> TO BE DONE: From the top of the records below, return each line exactly, ending with the line that contains "import * as".

> AVAILABLE RECORDS:
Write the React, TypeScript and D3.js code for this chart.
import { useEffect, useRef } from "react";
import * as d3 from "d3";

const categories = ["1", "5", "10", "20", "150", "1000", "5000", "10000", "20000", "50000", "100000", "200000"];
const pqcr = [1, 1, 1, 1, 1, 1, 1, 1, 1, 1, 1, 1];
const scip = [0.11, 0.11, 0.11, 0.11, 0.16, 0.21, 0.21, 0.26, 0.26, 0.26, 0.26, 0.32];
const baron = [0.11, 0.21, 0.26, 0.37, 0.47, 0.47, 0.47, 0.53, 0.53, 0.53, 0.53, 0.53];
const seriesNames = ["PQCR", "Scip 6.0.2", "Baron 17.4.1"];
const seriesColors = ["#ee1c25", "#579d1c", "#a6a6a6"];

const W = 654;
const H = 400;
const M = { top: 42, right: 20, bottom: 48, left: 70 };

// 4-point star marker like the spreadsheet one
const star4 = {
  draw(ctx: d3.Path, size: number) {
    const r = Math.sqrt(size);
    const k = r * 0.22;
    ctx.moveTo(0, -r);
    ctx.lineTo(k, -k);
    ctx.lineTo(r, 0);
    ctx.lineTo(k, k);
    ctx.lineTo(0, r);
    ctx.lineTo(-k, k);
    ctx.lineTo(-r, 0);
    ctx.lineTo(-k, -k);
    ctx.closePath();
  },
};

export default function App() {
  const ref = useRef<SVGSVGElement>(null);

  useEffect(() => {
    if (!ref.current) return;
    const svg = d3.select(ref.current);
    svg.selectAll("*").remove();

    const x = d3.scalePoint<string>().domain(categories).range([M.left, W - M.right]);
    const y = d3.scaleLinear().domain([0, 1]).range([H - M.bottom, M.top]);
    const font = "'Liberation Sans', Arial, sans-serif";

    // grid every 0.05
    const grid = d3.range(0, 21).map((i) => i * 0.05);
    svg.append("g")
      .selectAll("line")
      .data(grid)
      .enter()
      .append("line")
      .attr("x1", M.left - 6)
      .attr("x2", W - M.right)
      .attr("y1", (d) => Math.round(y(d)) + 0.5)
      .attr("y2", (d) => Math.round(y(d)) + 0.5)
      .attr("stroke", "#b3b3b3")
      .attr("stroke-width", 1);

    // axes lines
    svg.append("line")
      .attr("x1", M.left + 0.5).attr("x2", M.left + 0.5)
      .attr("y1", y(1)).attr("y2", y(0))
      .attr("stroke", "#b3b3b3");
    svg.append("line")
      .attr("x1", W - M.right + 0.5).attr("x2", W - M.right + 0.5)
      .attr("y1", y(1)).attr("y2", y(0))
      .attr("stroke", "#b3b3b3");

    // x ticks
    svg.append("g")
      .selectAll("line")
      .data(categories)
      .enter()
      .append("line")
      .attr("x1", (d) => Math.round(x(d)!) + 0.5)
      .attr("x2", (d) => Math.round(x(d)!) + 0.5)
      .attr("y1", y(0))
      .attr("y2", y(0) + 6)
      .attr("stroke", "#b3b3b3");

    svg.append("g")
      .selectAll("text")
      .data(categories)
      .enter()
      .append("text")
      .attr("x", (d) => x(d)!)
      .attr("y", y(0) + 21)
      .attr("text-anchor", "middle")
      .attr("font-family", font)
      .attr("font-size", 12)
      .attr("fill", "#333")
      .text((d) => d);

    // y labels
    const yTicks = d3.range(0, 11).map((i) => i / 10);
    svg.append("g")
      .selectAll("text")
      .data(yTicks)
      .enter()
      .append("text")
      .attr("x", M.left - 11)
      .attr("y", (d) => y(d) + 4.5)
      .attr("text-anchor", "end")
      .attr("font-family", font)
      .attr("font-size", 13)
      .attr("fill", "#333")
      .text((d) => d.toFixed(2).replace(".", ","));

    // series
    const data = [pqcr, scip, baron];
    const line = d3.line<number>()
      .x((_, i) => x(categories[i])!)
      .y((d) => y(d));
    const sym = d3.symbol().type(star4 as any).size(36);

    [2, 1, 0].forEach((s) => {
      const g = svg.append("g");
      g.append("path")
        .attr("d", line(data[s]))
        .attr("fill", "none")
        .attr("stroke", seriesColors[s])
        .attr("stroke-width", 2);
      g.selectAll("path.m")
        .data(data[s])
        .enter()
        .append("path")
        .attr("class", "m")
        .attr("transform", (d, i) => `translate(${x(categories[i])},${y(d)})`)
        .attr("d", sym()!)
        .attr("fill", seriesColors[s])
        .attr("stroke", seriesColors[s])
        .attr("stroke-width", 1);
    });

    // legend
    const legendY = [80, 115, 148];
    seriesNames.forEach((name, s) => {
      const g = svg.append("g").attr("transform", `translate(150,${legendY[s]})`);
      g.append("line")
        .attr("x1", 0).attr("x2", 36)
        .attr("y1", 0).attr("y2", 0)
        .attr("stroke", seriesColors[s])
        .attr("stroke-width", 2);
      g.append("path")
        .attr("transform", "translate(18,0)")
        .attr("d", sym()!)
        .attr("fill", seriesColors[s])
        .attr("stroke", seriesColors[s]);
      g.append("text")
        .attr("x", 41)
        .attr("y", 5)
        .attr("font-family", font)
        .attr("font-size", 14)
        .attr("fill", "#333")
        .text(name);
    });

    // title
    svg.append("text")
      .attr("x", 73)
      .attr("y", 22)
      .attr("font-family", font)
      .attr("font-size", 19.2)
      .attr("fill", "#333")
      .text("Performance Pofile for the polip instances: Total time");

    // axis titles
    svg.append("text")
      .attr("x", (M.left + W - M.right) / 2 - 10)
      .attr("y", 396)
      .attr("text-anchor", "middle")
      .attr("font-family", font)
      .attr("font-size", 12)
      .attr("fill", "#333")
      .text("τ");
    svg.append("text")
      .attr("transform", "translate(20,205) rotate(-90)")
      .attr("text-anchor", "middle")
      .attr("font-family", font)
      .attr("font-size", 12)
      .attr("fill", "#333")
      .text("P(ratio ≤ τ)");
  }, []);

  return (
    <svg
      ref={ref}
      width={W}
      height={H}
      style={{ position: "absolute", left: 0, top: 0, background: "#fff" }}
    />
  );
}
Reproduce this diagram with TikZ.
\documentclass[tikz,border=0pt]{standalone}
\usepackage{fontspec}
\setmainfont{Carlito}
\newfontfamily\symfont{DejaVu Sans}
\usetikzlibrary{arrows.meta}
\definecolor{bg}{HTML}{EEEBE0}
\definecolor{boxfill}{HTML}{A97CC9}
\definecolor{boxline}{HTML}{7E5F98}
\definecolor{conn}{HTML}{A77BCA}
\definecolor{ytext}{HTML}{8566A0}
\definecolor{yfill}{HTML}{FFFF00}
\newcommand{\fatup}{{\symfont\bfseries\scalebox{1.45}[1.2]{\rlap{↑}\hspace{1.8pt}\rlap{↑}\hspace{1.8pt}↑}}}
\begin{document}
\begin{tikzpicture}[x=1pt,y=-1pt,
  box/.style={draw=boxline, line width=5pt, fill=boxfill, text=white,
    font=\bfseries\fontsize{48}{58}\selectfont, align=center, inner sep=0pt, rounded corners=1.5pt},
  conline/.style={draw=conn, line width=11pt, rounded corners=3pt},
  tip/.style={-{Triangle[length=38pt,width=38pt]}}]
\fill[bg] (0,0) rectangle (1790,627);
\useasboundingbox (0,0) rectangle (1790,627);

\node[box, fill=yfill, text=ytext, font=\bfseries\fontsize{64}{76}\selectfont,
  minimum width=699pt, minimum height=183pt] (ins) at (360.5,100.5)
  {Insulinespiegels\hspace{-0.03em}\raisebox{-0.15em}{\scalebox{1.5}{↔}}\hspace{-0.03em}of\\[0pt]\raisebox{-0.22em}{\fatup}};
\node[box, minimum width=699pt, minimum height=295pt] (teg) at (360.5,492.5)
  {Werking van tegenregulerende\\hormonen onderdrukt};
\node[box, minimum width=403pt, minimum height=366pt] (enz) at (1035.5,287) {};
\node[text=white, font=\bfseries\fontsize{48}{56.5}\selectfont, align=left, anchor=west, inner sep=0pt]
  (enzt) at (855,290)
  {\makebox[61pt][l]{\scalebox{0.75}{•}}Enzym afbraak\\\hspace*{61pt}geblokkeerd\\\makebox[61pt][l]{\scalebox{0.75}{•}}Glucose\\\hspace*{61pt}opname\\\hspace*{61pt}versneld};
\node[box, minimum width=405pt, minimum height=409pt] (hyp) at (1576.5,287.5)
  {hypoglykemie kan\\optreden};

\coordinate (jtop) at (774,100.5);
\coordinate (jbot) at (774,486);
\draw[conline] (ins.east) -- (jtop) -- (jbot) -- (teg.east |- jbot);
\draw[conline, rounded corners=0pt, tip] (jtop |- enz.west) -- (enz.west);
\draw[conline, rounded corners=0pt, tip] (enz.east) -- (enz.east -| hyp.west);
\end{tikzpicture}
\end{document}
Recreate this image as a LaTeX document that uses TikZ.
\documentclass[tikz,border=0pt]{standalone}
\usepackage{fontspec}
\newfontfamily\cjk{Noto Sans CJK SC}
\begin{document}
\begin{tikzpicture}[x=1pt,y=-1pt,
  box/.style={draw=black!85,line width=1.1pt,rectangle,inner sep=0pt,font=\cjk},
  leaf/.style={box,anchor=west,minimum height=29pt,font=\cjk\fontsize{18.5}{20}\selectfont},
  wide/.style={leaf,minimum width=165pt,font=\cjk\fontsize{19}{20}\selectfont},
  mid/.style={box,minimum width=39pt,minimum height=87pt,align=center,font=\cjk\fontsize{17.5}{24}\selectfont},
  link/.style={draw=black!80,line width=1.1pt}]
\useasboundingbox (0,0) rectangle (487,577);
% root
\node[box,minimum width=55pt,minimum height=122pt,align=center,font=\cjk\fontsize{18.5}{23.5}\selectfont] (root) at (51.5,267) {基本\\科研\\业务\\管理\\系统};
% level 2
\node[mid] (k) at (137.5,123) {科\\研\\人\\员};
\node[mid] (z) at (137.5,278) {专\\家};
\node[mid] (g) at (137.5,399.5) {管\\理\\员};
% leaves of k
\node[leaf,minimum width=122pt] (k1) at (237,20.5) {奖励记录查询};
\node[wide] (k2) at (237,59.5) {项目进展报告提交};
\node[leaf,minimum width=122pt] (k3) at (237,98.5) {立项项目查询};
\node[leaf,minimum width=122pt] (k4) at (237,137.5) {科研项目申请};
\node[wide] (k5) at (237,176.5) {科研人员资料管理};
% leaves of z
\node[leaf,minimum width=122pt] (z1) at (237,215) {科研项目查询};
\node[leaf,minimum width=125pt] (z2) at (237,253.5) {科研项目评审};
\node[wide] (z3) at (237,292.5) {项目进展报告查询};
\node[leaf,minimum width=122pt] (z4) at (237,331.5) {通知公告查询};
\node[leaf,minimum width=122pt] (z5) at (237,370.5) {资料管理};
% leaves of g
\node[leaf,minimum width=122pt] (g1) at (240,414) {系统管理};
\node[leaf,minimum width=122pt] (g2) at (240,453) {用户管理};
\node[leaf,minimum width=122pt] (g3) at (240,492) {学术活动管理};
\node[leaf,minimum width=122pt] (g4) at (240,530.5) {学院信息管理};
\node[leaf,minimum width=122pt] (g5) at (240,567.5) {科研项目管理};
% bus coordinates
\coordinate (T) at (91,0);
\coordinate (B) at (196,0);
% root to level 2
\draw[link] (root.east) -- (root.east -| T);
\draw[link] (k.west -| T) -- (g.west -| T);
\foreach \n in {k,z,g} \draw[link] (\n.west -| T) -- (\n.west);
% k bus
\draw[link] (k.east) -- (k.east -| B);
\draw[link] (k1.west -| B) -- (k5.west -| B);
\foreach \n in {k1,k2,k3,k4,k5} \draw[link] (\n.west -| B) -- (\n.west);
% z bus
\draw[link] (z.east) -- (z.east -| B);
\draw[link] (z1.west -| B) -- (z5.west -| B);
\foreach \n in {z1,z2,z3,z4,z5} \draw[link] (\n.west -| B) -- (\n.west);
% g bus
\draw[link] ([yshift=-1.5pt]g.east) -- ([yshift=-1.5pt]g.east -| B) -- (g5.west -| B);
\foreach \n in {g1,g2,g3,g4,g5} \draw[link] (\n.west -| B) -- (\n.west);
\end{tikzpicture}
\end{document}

> RESULT BELOW:
Write the React, TypeScript and D3.js code for this chart.
import { useEffect, useRef } from "react";
import * as d3 from "d3";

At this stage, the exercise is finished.